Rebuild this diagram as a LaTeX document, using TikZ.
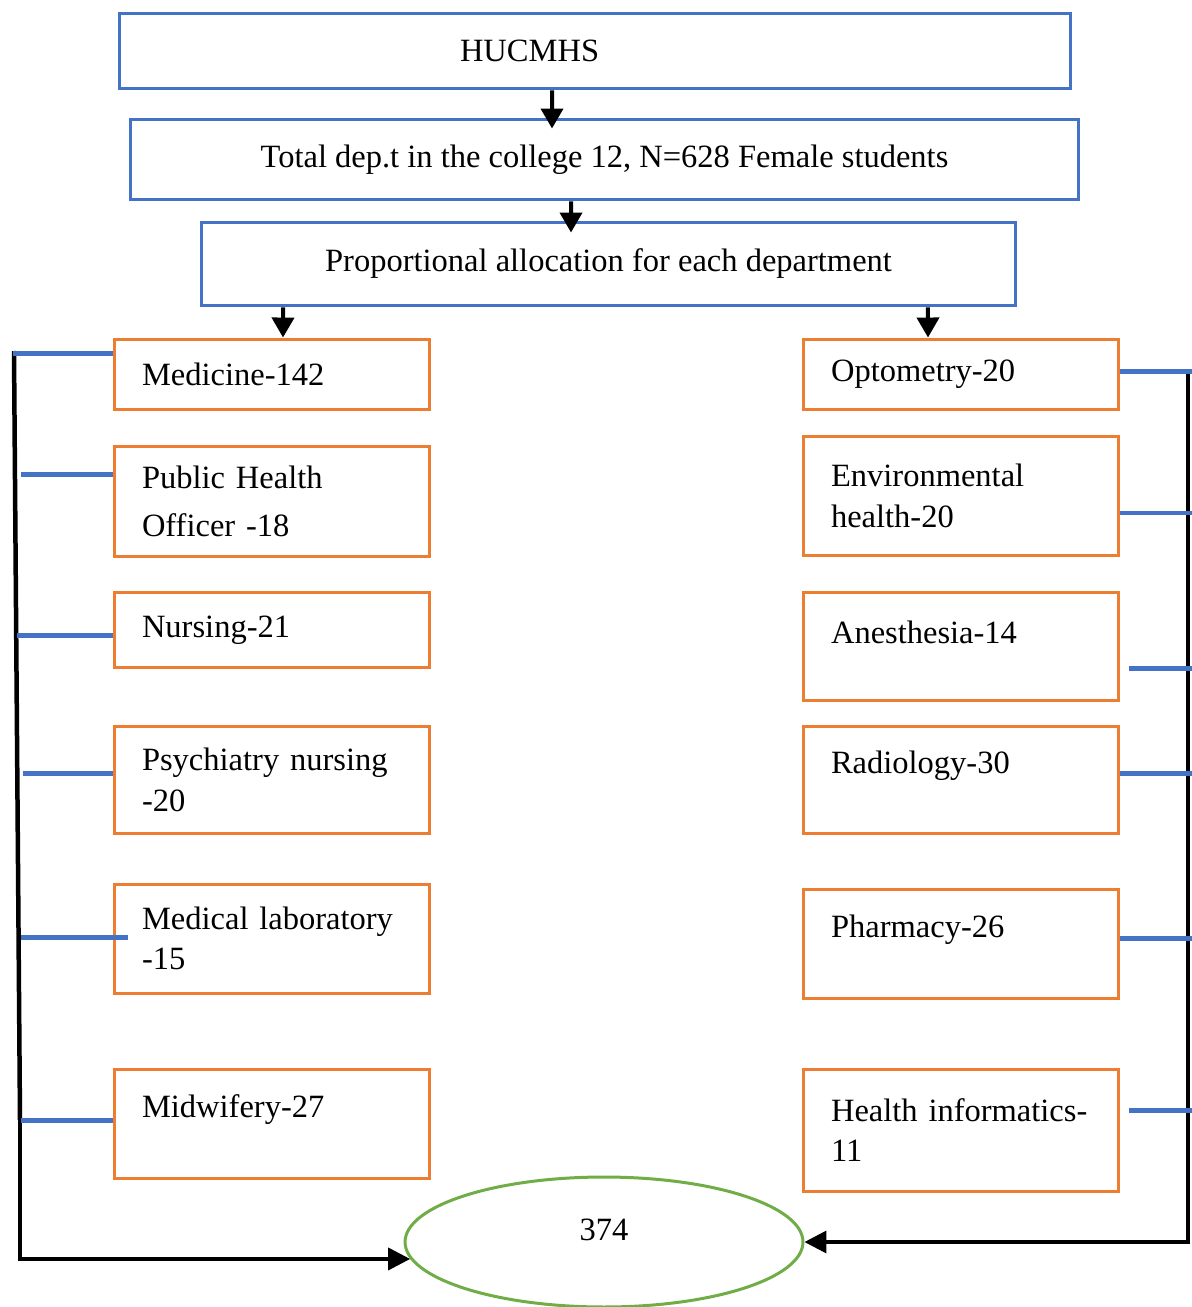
\documentclass[tikz,border=0pt]{standalone}
\usepackage{fontspec}
\setmainfont{Liberation Serif}
\usetikzlibrary{arrows.meta,positioning,shapes.geometric}
\definecolor{hdblue}{RGB}{68,114,196}
\definecolor{deporange}{RGB}{237,125,49}
\definecolor{sumgreen}{RGB}{112,173,71}

\begin{document}
\begin{tikzpicture}[x=0.02cm, y=-0.02cm,
  every node/.style={font={\fontsize{18.5}{23}\selectfont}},
  head/.style={draw=hdblue, line width=0.06cm},
  dept/.style={draw=deporange, line width=0.06cm, minimum width=6.32cm, text width=5.2cm, inner xsep=0.56cm, align=left},
  stub/.style={draw=hdblue, line width=0.1cm},
  flow/.style={line width=0.08cm, -{Triangle[length=0.4cm,width=0.44cm]}},
  bus/.style={line width=0.07cm, -{Triangle[length=0.44cm,width=0.44cm]}}]
\useasboundingbox (0,0) rectangle (1191,1307);
% top of the chart
\node[head, minimum width=19.04cm, minimum height=1.52cm, text width=19.04cm, inner xsep=0pt, align=left] (hucm) at (595,51) {\hspace*{6.82cm}HUCMHS};
\node[head, minimum width=18.98cm, minimum height=1.62cm] (tot) at (604.5,159.5) {Total dep.t in the college 12, N=628 Female students};
\node[head, minimum width=16.3cm, minimum height=1.68cm] (prop) at (608.5,264) {Proportional allocation for each department};
\draw[flow] ([xshift=-0.86cm]hucm.south) -- ([xshift=-1.05cm,yshift=-0.22cm]tot.north);
\draw[flow] ([xshift=-0.67cm]tot.south) -- ([xshift=-0.75cm,yshift=-0.24cm]prop.north);

% left departments
\node[dept, minimum height=1.42cm] (med) at (272,374.5) {Medicine-142};
\node[dept, minimum height=2.22cm] (pho) at (272,501.5) {Public Health\\[4pt]Officer -18};
\node[dept, minimum height=1.52cm] (nur) at (272,630) {Nursing-21};
\node[dept, minimum height=2.16cm] (psy) at (272,780) {Psychiatry nursing\\-20};
\node[dept, minimum height=2.18cm] (mlab) at (272,938.5) {Medical laboratory\\-15};
\node[dept, minimum height=2.18cm, text depth=0.7cm] (mid) at (272,1123.5) {Midwifery-27};

% right departments
\node[dept, minimum height=1.42cm] (opt) at (961,374.5) {Optometry-20};
\node[dept, minimum height=2.4cm] (env) at (961,496) {Environmental\\health-20};
\node[dept, minimum height=2.18cm, text depth=0.56cm] (ane) at (961,646.5) {Anesthesia-14};
\node[dept, minimum height=2.16cm, text depth=0.7cm] (rad) at (961,780) {Radiology-30};
\node[dept, minimum height=2.18cm, text depth=0.7cm] (pha) at (961,943.5) {Pharmacy-26};
\node[dept, minimum height=2.44cm] (hinf) at (961,1130) {\mbox{Health informatics-}\\11};

\draw[flow] ([xshift=-6.51cm]prop.south) -- ([xshift=0.22cm]med.north);
\draw[flow] ([xshift=6.39cm]prop.south) -- ([xshift=-0.66cm]opt.north);

% total
\node[draw=sumgreen, line width=0.06cm, ellipse, minimum width=7.96cm, minimum height=2.6cm, text depth=0.48cm] (sum) at (604,1242) {374};

% left collector
\coordinate (ltop) at (14,351);
\coordinate (lmid) at (20,1120);
\draw[line width=0.09cm] (ltop) -- (lmid);
\draw[bus] (lmid) -- (lmid |- sum.185) -- (sum.185);
\draw[stub] ([yshift=0.43cm]med.west) -- ++(-100,0);
\draw[stub] ([yshift=0.55cm]pho.west) -- ++(-92,0);
\draw[stub] ([yshift=-0.1cm]nur.west) -- ++(-96,0);
\draw[stub] ([yshift=0.14cm]psy.west) -- ++(-90,0);
\draw[stub] ([xshift=0.3cm,yshift=0.03cm]mlab.west) -- ++(-107,0);
\draw[stub] ([yshift=0.07cm]mid.west) -- ++(-92,0);

% right collector
\coordinate (rtop) at (1188,369);
\draw[bus] (rtop) -- (rtop |- sum.east) -- (sum.east);
\draw[stub] ([yshift=0.07cm]opt.east) -- ++(72,0);
\draw[stub] ([yshift=-0.34cm]env.east) -- ++(72,0);
\draw[stub] ([xshift=0.18cm,yshift=-0.43cm]ane.east) -- ++(63,0);
\draw[stub] ([yshift=0.14cm]rad.east) -- ++(72,0);
\draw[stub] ([yshift=0.11cm]pha.east) -- ++(72,0);
\draw[stub] ([xshift=0.18cm,yshift=0.4cm]hinf.east) -- ++(63,0);
\end{tikzpicture}
\end{document}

__Challenge__:
Please extract exactly the lines of the data, from the first through the line containing "text depth=0.7cm] (mid)", and add no pictures to the copy.

__Written answer__:
Rebuild this diagram as a LaTeX document, using TikZ.
\documentclass[tikz,border=0pt]{standalone}
\usepackage{fontspec}
\setmainfont{Liberation Serif}
\usetikzlibrary{arrows.meta,positioning,shapes.geometric}
\definecolor{hdblue}{RGB}{68,114,196}
\definecolor{deporange}{RGB}{237,125,49}
\definecolor{sumgreen}{RGB}{112,173,71}

\begin{document}
\begin{tikzpicture}[x=0.02cm, y=-0.02cm,
  every node/.style={font={\fontsize{18.5}{23}\selectfont}},
  head/.style={draw=hdblue, line width=0.06cm},
  dept/.style={draw=deporange, line width=0.06cm, minimum width=6.32cm, text width=5.2cm, inner xsep=0.56cm, align=left},
  stub/.style={draw=hdblue, line width=0.1cm},
  flow/.style={line width=0.08cm, -{Triangle[length=0.4cm,width=0.44cm]}},
  bus/.style={line width=0.07cm, -{Triangle[length=0.44cm,width=0.44cm]}}]
\useasboundingbox (0,0) rectangle (1191,1307);
% top of the chart
\node[head, minimum width=19.04cm, minimum height=1.52cm, text width=19.04cm, inner xsep=0pt, align=left] (hucm) at (595,51) {\hspace*{6.82cm}HUCMHS};
\node[head, minimum width=18.98cm, minimum height=1.62cm] (tot) at (604.5,159.5) {Total dep.t in the college 12, N=628 Female students};
\node[head, minimum width=16.3cm, minimum height=1.68cm] (prop) at (608.5,264) {Proportional allocation for each department};
\draw[flow] ([xshift=-0.86cm]hucm.south) -- ([xshift=-1.05cm,yshift=-0.22cm]tot.north);
\draw[flow] ([xshift=-0.67cm]tot.south) -- ([xshift=-0.75cm,yshift=-0.24cm]prop.north);

% left departments
\node[dept, minimum height=1.42cm] (med) at (272,374.5) {Medicine-142};
\node[dept, minimum height=2.22cm] (pho) at (272,501.5) {Public Health\\[4pt]Officer -18};
\node[dept, minimum height=1.52cm] (nur) at (272,630) {Nursing-21};
\node[dept, minimum height=2.16cm] (psy) at (272,780) {Psychiatry nursing\\-20};
\node[dept, minimum height=2.18cm] (mlab) at (272,938.5) {Medical laboratory\\-15};
\node[dept, minimum height=2.18cm, text depth=0.7cm] (mid) at (272,1123.5) {Midwifery-27};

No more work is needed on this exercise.